Mirali Yıldırım

DOĞU-BATI MEKTEBİ, Şark dirilirken batı hücum ediyor

16.09.2022 07:00:12 / Mirali Yıldırım

Osmanlı İmparatorluğu’nun 20. yüzyılın başında,  tarih sahnesinden silinmesiyle İslam Dünyasında post modern sömürge dönemi başladı. Günümüze kadar devam eden sömürü tarzı, geçmiştekinden çok daha acımasız ama profesyonel, tanımsız ve renksiz devam ediyor.

Garabet şu: ordularını yenerek işgal ettikleri İslam ülkelerinde, Haçlı talimat ve ruhsatlarıyla devletler kuruldu. “Nasıl, neden ve kime karşı” olduysa bilinmez ama bu bağımlı ve biatlı devletler; “düşmanı tarumar ediyor.
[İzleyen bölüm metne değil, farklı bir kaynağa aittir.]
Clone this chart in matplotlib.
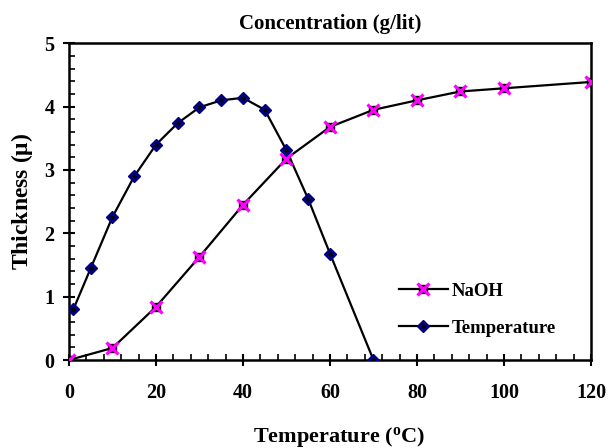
import numpy as np
import matplotlib
matplotlib.use("Agg")
import matplotlib.pyplot as plt
from matplotlib.ticker import MultipleLocator

# Data
naoh_x = [0, 10, 20, 30, 40, 50, 60, 70, 80, 90, 100, 120]
naoh_y = [0.0, 0.19, 0.84, 1.63, 2.45, 3.18, 3.68, 3.95, 4.10, 4.24, 4.29, 4.39]

temp_x = [1, 5, 10, 15, 20, 25, 30, 35, 40, 45, 50, 55, 60, 70]
temp_y = [0.80, 1.45, 2.26, 2.90, 3.40, 3.74, 3.99, 4.10, 4.14, 3.95, 3.31, 2.54, 1.68, 0.0]

plt.rcParams['font.family'] = ['Liberation Serif', 'DejaVu Serif']
plt.rcParams['font.weight'] = 'bold'
plt.rcParams['mathtext.fontset'] = 'custom'
plt.rcParams['mathtext.rm'] = 'Liberation Serif:bold'
plt.rcParams['mathtext.bf'] = 'Liberation Serif:bold'

fig = plt.figure(figsize=(6.09, 4.48), dpi=100)
ax = fig.add_axes([0.1133, 0.1964, 0.8571, 0.7069])

# NaOH: black line, black square with magenta cross
ln_n, = ax.plot(naoh_x, naoh_y, color='black', lw=1.6, zorder=2)
sq_n, = ax.plot(naoh_x, naoh_y, ls='none', marker='s', ms=6, mfc='black',
                mec='black', zorder=3)
x_n, = ax.plot(naoh_x, naoh_y, ls='none', marker='x', ms=8, mew=2.3,
               color='#ff00ff', zorder=4)

# Temperature: black line, navy diamond with small black centre
ln_t, = ax.plot(temp_x, temp_y, color='black', lw=1.6, zorder=2)
d_t, = ax.plot(temp_x, temp_y, ls='none', marker='D', ms=6, mfc='#000080',
               mec='#000080', zorder=3)
c_t, = ax.plot(temp_x, temp_y, ls='none', marker='o', ms=2, mfc='black',
               mec='black', zorder=4)

ax.set_xlim(0, 120)
ax.set_ylim(0, 5)
ax.xaxis.set_major_locator(MultipleLocator(20))
ax.xaxis.set_minor_locator(MultipleLocator(4))
ax.yaxis.set_major_locator(MultipleLocator(1))
ax.yaxis.set_minor_locator(MultipleLocator(0.2))

for s in ax.spines.values():
    s.set_linewidth(1.8)
ax.tick_params(which='major', direction='inout', length=9, width=1.5,
               labelsize=14.5)
ax.tick_params(axis='x', which='major', pad=12)
ax.tick_params(axis='y', which='major', pad=6)
ax.tick_params(which='minor', direction='in', length=4, width=1.2)

ax.set_title('Concentration (g/lit)', fontsize=15, fontweight='bold', pad=10)
ax.set_xlabel(r'Temperature ($\mathregular{^o}$C)', fontsize=16,
              fontweight='bold', labelpad=12)
ax.xaxis.set_label_coords(0.517, -0.205)
ax.set_ylabel(r'Thickness ($\mathregular{\mu}$)', fontsize=17,
              fontweight='bold', labelpad=7)

leg = ax.legend([(ln_n, sq_n, x_n), (ln_t, d_t, c_t)], ['NaOH', 'Temperature'],
                loc='upper left', bbox_to_anchor=(0.60, 0.297), frameon=False,
                fontsize=13.5, handlelength=2.6, handletextpad=0.2,
                labelspacing=1.05)

fig.savefig('out.png', dpi=100)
Kurtuluş savaşları kazanıyor; şehir ve kasabalar bir bir kurtuluyor; at sırtında ne kahramanlar türemiş, halen de ürüyor...”

Yetmemiş; bu kahramanların ayak izlerine “törenler, şölenler, belli gün ve haftalar” düzenleniyor.
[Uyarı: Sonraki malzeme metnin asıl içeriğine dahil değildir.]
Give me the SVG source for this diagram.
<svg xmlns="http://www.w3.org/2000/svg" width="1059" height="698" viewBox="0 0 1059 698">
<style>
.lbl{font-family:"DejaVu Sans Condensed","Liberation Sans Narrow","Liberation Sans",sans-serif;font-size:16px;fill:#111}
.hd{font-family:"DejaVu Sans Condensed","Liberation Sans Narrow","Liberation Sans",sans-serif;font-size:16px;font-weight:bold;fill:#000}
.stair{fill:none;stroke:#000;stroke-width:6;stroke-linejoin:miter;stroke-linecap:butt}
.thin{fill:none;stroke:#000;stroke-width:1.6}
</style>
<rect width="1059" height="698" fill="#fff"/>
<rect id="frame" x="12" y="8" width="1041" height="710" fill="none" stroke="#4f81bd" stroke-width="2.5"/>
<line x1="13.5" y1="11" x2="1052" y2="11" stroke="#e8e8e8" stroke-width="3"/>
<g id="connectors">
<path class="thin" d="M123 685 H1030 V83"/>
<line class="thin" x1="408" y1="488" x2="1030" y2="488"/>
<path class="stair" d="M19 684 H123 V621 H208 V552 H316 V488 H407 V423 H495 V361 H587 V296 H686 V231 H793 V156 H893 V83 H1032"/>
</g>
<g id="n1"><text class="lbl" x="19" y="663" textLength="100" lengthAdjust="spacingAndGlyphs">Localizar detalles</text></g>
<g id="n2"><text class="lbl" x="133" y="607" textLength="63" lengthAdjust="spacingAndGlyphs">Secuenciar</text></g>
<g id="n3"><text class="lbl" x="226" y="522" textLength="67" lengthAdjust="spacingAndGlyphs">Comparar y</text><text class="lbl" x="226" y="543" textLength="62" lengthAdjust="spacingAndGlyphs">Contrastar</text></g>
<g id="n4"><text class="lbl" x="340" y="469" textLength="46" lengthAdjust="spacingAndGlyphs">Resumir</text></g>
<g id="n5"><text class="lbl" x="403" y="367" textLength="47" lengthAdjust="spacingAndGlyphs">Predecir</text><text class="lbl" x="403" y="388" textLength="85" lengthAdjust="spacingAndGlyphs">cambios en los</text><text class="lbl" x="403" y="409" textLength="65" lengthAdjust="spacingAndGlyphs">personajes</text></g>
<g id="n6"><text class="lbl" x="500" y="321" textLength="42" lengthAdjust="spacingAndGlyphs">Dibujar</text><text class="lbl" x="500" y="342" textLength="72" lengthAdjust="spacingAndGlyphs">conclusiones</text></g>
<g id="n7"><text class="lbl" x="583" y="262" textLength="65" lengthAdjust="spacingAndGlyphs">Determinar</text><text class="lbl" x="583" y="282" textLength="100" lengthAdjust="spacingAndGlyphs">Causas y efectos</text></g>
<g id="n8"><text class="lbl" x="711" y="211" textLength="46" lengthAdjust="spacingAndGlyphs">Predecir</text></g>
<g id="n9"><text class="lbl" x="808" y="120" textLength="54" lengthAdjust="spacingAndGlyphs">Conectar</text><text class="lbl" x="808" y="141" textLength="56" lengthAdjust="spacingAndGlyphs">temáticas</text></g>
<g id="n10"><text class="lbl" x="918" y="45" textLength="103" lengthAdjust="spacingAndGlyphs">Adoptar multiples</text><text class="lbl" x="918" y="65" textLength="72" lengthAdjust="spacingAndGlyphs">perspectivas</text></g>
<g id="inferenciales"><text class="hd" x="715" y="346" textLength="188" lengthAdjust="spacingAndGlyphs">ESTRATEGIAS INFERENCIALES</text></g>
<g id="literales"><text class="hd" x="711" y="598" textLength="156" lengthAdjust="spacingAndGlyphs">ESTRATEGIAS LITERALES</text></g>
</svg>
Kim, kimi yendi, zaferi kimler kazandı meselesi hala tartışıladursun ama gerçek şu ki; Vahyin Coğrafyasında halka rağmen kurulan rejimler, yasalar oldu. Halkın kahraman dediği zevat, halkından yaman hesaplar sordu. Daha savaşın yaraları sarılmadan cihad topraklarında “Yüzlerce yılın yabancısı…” olan kurumlar, yeminler, yasalar… oldu. Kadim ezan bile değişti; “Tanrı uludur! Tanrı uludur..!” diye!
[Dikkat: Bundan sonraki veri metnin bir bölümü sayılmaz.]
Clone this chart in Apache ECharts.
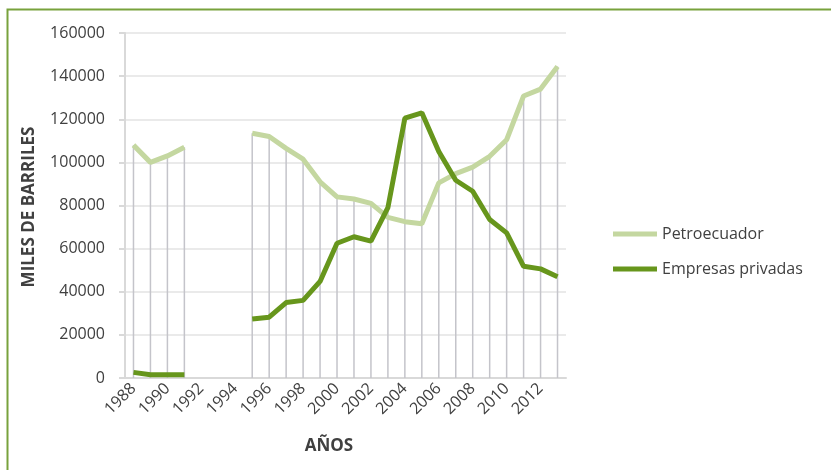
<!DOCTYPE html>
<html>
<head>
<meta charset="utf-8">
<script src="https://cdn.jsdelivr.net/npm/echarts@6/dist/echarts.min.js"></script>
<style>
html, body { margin: 0; padding: 0; background: #fff; }
#chart { width: 831px; height: 470px; }
</style>
</head>
<body>
<div id="chart"></div>
<script>
// años 1988 - 2013, sin datos 1992-1994
var years = ['1988','1989','1990','1991','1992','1993','1994','1995','1996','1997','1998','1999','2000',
             '2001','2002','2003','2004','2005','2006','2007','2008','2009','2010','2011','2012','2013'];
var petroecuador = [108000, 100000, 103000, 107000, null, null, null, 113500, 112000, 106500, 101500, 91000, 84000,
                    83000, 81000, 74500, 72500, 71500, 90500, 94800, 97800, 102800, 110500, 130800, 134000, 144500];
var privadas = [2600, 1500, 1500, 1500, null, null, null, 27400, 28200, 35000, 36000, 44800, 62500,
                65500, 63500, 79000, 120500, 123000, 105000, 91700, 86600, 73500, 67300, 51800, 50600, 47000];
var yTicks = [0, 20000, 40000, 60000, 80000, 100000, 120000, 140000, 160000];

// lineas de caida (de cada punto hasta el eje)
var dropLines = years.map(function (y, i) {
    var a = petroecuador[i], b = privadas[i];
    if (a == null && b == null) return null;
    return Math.max(a || 0, b || 0);
});

var chart = echarts.init(document.getElementById('chart'));
var font = '"Open Sans", "Noto Sans", sans-serif';
var option = {
    backgroundColor: '#ffffff',
    animation: false,
    textStyle: { fontFamily: font },
    grid: { left: 125, right: 265, top: 33, bottom: 92 },
    legend: {
        data: ['Petroecuador', 'Empresas privadas'],
        orient: 'vertical',
        left: 613,
        top: 226,
        padding: 0,
        icon: 'rect',
        itemWidth: 44,
        itemHeight: 5,
        itemGap: 19,
        textStyle: { fontSize: 16, color: '#404040', fontFamily: font }
    },
    xAxis: {
        type: 'category',
        data: years,
        boundaryGap: true,
        axisLine: { lineStyle: { color: '#d9d9d9', width: 2 } },
        axisTick: { show: false },
        axisLabel: {
            interval: 1,
            rotate: 45,
            fontSize: 16,
            color: '#404040',
            margin: 8,
            fontFamily: font
        },
        splitLine: { show: false }
    },
    yAxis: {
        type: 'value',
        min: yTicks[0],
        max: yTicks[yTicks.length - 1],
        interval: 20000,
        axisLine: { show: true, lineStyle: { color: '#d9d9d9', width: 2 } },
        axisTick: { show: true, length: 6, lineStyle: { color: '#d9d9d9', width: 2 } },
        axisLabel: {
            fontSize: 16, color: '#404040', margin: 20, fontFamily: font,
            formatter: function (v) { return String(v); }
        },
        splitLine: { lineStyle: { color: '#e3e3e3', width: 1.5 } }
    },
    graphic: [
        {
            type: 'polyline',
            shape: { points: [[7.5, 470], [7.5, 9.5], [831, 9.5]] },
            style: { stroke: '#78a23c', lineWidth: 2, fill: null },
            silent: true
        },
        {
            type: 'text',
            x: 29, y: 207,
            rotation: Math.PI / 2,
            style: {
                text: 'MILES DE BARRILES',
                font: 'bold 17px ' + font,
                fill: '#404040',
                textAlign: 'center',
                textVerticalAlign: 'middle'
            }
        },
        {
            type: 'text',
            x: 329, y: 446,
            style: {
                text: 'AÑOS',
                font: 'bold 17px ' + font,
                fill: '#404040',
                textAlign: 'center',
                textVerticalAlign: 'middle'
            }
        }
    ],
    series: [
        {
            name: 'caida',
            type: 'bar',
            data: dropLines,
            barWidth: 1.5,
            itemStyle: { color: '#c4c4ca' },
            z: 1,
            silent: true
        },
        {
            name: 'Petroecuador',
            type: 'line',
            data: petroecuador,
            showSymbol: false,
            connectNulls: false,
            lineStyle: { color: '#c4d7a0', width: 5 },
            itemStyle: { color: '#c4d7a0' },
            z: 3
        },
        {
            name: 'Empresas privadas',
            type: 'line',
            data: privadas,
            showSymbol: false,
            connectNulls: false,
            lineStyle: { color: '#67961c', width: 5 },
            itemStyle: { color: '#67961c' },
            z: 4
        }
    ]
};
chart.setOption(option);
</script>
</body>
</html>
Batı hem savaşın galibi hem de ezici güce sahipti ama çağdaşlığın gereği olarak artık Moğol Usulü işgal ve savaşlar yakışmazdı. Özgürlük, emperyalist Haçlının çizmesinin ucundaydı. Kurdukları işbirlikçi iktidarlar; hamilerinin adına halkı ve zenginliklerini kontrol etme vazifesini görüyorlardı.

İşleyişteki aksaklıkların “Balans ayarları” kurmayların eliyle yapılıyordu!

Bütün bunlar aslında postmodern işgalin devamı adına yapılıyordu.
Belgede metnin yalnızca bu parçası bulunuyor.